■ Stored records ■
** Start **

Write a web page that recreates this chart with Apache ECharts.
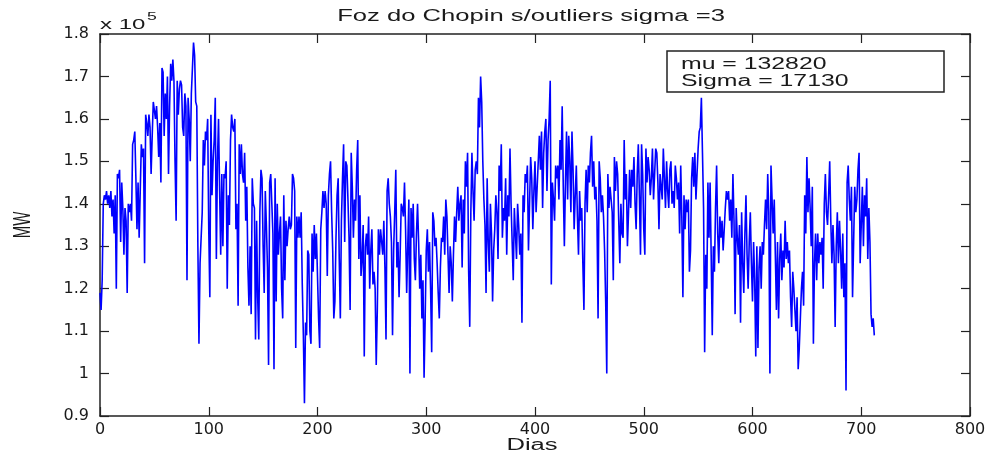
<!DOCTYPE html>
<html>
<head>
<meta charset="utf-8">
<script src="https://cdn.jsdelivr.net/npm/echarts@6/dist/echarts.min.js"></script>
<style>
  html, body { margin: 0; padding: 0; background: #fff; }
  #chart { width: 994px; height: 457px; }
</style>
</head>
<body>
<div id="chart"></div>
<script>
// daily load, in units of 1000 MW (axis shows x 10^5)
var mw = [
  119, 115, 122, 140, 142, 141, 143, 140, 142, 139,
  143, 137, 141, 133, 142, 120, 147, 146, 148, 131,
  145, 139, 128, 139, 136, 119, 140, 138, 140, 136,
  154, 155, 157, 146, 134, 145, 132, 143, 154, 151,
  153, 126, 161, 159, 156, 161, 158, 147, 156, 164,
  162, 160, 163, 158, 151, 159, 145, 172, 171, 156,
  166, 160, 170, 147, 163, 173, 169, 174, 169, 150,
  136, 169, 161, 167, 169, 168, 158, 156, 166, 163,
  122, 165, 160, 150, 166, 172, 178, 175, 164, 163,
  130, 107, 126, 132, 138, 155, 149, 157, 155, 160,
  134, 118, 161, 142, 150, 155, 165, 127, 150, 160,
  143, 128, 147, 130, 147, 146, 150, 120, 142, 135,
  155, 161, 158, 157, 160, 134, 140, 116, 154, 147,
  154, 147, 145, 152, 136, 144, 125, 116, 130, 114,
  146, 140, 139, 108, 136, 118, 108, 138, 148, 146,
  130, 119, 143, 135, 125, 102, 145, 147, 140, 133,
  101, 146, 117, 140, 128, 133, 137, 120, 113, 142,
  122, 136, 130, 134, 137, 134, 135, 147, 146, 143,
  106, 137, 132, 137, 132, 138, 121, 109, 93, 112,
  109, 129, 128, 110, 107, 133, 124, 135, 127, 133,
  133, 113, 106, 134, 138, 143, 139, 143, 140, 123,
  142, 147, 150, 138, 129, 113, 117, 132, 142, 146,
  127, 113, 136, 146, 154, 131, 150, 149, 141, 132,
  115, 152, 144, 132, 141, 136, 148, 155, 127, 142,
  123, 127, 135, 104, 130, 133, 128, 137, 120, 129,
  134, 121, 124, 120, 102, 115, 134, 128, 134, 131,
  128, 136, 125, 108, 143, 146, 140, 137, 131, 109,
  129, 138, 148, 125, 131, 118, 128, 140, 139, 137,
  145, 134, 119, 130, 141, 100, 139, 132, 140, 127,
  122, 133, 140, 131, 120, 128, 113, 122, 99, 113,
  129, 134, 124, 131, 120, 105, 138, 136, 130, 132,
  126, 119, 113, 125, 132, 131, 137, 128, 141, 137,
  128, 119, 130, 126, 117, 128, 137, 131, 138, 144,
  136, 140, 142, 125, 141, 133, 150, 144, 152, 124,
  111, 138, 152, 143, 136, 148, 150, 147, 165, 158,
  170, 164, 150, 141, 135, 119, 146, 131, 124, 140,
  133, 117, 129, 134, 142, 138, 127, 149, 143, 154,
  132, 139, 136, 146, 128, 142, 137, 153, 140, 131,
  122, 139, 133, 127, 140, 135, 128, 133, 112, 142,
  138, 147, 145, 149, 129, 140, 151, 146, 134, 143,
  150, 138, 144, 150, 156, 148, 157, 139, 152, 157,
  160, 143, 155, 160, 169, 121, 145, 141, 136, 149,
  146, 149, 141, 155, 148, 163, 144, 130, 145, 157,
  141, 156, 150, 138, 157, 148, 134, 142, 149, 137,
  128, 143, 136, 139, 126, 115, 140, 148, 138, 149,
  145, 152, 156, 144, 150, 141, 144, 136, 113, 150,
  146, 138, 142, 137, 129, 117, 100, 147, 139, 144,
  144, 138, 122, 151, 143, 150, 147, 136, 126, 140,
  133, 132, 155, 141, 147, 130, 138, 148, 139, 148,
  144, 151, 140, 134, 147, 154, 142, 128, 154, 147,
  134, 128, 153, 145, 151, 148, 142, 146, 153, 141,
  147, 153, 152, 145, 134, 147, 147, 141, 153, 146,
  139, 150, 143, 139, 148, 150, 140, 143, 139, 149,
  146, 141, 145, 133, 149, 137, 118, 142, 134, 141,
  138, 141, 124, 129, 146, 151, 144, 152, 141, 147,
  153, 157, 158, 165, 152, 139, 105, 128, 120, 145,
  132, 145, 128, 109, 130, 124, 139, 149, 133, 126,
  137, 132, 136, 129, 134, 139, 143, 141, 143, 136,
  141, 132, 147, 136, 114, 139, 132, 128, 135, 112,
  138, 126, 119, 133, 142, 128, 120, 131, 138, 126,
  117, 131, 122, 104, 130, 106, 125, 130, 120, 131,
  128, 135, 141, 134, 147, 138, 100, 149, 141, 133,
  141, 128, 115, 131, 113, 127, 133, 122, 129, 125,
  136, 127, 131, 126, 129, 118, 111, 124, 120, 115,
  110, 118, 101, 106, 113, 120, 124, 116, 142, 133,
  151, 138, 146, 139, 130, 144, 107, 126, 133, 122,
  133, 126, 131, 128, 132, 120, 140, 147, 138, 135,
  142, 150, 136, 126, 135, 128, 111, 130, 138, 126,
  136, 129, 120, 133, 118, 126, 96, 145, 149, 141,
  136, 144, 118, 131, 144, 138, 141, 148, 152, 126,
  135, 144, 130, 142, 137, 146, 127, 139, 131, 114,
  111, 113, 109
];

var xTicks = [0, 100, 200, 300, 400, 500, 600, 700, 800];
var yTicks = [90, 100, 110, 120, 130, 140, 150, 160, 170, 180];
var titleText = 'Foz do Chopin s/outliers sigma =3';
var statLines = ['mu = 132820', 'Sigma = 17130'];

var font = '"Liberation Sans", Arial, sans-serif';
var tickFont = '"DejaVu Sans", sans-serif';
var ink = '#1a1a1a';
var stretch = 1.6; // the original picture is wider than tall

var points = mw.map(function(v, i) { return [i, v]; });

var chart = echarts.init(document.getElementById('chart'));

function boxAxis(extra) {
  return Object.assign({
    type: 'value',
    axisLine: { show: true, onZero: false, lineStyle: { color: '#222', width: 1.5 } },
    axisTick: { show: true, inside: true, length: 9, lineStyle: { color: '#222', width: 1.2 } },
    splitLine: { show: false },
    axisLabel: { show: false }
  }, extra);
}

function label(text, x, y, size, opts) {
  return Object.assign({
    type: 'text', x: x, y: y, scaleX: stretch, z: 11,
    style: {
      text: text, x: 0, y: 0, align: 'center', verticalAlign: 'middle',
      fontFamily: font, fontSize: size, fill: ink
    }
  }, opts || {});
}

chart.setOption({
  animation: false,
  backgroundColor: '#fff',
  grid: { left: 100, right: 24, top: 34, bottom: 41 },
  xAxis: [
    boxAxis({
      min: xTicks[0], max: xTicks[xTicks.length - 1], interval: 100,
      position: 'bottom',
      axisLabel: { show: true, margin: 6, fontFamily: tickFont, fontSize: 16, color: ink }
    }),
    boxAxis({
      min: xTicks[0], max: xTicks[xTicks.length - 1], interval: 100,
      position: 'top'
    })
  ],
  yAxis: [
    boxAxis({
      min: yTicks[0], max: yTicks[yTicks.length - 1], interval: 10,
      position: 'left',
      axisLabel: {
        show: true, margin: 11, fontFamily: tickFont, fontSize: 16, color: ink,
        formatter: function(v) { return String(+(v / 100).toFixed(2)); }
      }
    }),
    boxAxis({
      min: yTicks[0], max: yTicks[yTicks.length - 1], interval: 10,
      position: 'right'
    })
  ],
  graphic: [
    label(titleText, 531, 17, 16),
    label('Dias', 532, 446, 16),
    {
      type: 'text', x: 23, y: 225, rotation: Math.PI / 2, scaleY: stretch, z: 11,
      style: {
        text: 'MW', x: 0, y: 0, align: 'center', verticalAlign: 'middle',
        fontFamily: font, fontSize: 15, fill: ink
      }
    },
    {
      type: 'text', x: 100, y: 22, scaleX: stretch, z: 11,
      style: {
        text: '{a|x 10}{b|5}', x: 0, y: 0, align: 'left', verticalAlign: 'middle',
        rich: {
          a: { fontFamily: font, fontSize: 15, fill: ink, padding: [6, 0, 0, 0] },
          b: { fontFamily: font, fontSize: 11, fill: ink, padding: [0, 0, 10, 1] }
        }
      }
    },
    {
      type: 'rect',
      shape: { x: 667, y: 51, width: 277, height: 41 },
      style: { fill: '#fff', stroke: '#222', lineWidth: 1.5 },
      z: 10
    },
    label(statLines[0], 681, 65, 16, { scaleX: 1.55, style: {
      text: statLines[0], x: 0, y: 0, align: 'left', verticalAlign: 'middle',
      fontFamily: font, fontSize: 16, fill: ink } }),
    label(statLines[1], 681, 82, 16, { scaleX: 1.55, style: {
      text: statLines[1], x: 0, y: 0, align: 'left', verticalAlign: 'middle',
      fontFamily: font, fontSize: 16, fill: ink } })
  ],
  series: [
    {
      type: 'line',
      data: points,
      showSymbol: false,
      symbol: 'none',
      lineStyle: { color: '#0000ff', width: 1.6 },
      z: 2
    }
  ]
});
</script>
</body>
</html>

** End **
** Start **

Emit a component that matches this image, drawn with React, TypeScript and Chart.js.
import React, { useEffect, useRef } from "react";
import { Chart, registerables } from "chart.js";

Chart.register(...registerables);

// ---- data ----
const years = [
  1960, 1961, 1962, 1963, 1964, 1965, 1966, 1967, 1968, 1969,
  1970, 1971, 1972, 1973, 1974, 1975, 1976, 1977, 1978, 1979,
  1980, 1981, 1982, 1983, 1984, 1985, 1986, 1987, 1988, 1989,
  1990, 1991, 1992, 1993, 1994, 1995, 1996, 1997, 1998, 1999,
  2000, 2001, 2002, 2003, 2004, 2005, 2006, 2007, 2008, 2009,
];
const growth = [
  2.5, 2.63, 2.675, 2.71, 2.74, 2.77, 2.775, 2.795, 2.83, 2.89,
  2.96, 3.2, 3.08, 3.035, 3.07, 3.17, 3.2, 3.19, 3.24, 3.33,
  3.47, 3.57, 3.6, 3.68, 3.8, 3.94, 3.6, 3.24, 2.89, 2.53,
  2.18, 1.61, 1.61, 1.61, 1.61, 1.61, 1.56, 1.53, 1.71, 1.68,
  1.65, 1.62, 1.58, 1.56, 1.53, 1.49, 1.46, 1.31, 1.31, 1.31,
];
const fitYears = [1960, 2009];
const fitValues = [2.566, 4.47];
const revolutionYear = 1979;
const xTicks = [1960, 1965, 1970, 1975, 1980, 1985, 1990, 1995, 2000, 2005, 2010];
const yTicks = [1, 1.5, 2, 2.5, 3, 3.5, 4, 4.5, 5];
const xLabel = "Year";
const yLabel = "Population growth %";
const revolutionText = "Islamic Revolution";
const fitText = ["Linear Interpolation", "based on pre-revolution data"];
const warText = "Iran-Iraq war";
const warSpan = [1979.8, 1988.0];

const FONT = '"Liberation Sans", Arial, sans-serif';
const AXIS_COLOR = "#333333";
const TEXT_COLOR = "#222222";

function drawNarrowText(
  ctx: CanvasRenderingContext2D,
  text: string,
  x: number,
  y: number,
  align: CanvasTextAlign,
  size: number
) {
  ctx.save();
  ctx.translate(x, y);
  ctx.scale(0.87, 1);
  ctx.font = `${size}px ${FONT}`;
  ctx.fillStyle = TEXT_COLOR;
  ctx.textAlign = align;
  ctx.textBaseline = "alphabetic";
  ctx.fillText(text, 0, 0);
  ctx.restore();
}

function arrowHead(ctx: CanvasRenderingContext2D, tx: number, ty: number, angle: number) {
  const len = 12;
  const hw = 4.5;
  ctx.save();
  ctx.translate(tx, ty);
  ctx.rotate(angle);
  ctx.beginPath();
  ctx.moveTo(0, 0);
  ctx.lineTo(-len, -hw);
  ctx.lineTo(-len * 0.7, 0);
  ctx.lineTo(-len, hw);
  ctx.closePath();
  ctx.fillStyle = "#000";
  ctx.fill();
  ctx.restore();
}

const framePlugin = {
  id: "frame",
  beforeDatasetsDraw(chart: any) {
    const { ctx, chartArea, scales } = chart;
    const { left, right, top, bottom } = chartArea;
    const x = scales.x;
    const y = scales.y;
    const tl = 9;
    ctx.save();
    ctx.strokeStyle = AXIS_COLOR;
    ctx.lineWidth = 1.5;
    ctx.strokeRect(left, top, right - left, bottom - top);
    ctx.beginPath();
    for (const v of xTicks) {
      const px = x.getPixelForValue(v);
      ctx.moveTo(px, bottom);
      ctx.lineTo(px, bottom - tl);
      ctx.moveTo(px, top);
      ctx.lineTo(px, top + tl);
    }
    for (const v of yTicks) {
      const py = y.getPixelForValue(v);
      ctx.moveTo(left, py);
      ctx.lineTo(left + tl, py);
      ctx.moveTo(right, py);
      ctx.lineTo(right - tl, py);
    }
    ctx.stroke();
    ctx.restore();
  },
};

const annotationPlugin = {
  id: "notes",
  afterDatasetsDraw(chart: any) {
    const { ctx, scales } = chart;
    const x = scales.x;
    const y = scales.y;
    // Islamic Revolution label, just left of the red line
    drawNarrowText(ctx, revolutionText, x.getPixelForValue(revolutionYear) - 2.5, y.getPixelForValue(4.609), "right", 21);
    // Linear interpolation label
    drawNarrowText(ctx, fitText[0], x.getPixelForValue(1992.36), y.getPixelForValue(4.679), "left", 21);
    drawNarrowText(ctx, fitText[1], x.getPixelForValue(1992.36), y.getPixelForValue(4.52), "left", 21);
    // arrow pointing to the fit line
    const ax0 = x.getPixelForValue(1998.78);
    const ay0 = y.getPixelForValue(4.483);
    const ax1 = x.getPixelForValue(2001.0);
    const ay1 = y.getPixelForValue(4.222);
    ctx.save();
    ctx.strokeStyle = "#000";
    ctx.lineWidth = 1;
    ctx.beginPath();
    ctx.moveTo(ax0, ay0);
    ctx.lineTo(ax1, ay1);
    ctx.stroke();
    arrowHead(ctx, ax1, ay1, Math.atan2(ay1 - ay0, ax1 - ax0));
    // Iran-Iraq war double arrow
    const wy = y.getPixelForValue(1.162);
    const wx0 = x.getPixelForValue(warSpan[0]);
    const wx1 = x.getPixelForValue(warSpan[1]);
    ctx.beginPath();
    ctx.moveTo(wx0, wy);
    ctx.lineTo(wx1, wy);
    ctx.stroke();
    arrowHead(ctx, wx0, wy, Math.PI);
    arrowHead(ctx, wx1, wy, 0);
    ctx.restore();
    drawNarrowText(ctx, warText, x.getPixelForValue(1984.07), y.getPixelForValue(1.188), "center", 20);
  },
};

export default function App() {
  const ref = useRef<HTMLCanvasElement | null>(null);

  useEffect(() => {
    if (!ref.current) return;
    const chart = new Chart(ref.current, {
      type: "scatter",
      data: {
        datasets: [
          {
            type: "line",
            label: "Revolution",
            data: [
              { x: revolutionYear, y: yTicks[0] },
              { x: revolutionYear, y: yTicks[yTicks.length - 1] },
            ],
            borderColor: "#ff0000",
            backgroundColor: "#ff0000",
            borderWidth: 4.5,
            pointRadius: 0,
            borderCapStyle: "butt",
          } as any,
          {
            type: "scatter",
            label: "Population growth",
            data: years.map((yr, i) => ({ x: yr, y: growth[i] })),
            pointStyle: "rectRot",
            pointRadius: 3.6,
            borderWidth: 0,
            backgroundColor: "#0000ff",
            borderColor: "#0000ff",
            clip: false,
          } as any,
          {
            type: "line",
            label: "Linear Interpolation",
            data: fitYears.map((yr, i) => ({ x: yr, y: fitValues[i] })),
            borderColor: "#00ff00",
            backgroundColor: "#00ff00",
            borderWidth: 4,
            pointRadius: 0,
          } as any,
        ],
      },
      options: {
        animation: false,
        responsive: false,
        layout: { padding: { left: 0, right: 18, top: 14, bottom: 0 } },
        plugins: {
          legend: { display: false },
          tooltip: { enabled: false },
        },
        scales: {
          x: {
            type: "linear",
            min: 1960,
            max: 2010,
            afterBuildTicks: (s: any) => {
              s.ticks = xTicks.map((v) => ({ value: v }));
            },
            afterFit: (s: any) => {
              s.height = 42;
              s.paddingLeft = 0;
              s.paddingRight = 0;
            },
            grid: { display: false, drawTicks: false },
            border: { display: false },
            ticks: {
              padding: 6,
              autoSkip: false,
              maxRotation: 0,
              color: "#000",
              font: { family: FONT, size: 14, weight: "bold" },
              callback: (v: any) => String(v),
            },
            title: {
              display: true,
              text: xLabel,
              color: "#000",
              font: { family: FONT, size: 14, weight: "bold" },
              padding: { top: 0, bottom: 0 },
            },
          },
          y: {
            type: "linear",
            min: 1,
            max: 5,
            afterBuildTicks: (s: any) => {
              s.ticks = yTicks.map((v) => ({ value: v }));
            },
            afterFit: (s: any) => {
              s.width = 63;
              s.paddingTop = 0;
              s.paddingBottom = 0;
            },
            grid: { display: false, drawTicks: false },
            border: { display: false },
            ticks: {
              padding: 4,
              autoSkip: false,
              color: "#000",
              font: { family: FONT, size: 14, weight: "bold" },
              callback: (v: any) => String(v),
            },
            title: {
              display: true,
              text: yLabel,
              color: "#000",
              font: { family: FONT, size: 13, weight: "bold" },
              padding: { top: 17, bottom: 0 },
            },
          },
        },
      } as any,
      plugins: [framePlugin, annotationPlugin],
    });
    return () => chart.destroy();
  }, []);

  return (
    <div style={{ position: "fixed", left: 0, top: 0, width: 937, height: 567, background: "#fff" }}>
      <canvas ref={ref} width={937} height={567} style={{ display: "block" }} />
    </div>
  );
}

** End **
** Start **

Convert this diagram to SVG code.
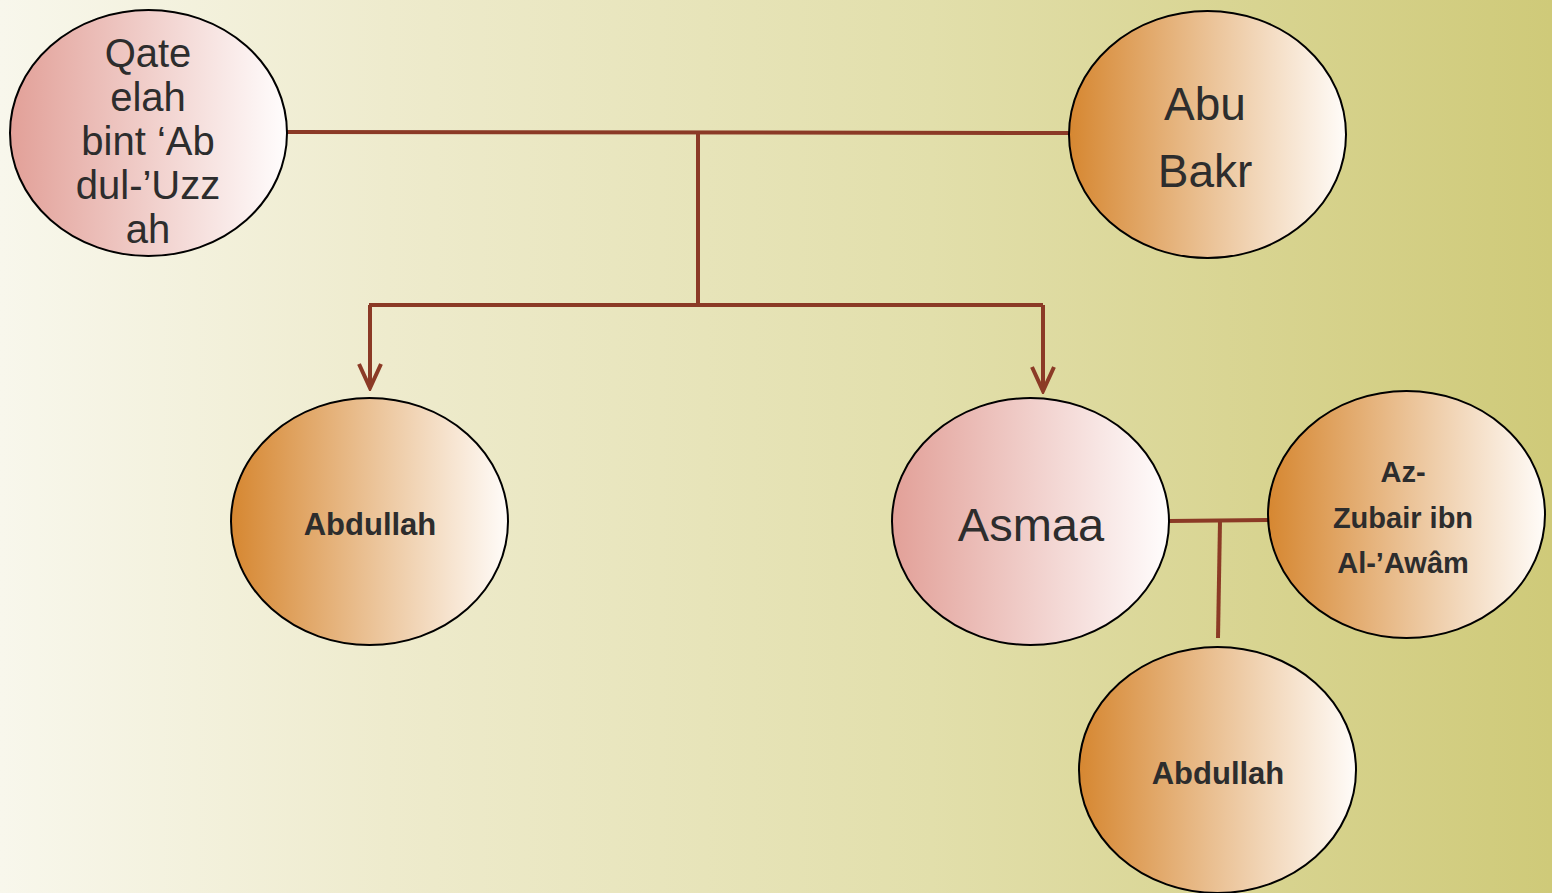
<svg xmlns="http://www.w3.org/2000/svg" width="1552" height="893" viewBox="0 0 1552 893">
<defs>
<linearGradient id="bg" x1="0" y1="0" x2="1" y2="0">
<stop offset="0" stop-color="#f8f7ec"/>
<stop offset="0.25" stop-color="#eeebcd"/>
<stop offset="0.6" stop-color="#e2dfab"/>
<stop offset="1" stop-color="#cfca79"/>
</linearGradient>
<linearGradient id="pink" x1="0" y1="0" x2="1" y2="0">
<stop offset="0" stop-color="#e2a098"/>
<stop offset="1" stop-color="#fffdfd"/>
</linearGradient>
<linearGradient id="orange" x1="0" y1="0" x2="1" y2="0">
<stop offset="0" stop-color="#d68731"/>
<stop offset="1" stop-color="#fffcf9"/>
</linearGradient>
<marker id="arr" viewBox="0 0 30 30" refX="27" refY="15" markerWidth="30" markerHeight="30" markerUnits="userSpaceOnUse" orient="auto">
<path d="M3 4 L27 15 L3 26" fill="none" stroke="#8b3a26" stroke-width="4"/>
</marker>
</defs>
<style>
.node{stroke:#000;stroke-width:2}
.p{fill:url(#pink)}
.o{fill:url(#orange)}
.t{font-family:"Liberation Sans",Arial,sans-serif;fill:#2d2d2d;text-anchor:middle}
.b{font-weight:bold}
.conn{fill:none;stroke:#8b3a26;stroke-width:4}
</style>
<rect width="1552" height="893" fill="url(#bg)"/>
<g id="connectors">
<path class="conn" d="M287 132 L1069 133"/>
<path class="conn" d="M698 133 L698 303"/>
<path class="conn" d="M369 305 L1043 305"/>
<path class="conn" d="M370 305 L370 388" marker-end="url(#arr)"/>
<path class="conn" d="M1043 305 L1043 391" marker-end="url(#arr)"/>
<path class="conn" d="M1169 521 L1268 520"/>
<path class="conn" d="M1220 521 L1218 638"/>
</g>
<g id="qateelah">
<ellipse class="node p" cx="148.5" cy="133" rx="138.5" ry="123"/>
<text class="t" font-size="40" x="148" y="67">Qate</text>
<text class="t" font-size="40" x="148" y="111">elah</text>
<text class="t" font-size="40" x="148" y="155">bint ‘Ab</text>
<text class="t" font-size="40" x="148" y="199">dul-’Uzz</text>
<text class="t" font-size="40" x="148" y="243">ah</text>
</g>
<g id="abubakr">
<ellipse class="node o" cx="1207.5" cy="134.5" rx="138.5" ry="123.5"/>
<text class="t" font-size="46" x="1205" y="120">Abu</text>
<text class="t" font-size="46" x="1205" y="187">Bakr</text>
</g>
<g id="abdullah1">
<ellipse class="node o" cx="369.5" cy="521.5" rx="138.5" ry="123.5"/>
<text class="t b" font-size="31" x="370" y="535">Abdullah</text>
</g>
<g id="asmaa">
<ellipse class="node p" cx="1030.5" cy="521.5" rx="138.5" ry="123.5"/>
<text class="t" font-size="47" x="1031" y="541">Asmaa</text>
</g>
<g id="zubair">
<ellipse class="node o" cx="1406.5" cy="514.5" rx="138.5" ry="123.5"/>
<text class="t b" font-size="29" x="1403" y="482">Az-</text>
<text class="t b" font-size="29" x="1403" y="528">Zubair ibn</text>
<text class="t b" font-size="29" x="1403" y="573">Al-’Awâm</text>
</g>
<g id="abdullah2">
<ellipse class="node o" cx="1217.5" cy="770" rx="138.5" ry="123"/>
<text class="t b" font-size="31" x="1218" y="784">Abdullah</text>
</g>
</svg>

** End **

■ Aim ■
Start at the line with "Emit a component", stop at the line with "Chart.register(...registerables);", and return every line in that stretch exactly, those two included.

■ Solved exercise ■
Emit a component that matches this image, drawn with React, TypeScript and Chart.js.
import React, { useEffect, useRef } from "react";
import { Chart, registerables } from "chart.js";

Chart.register(...registerables);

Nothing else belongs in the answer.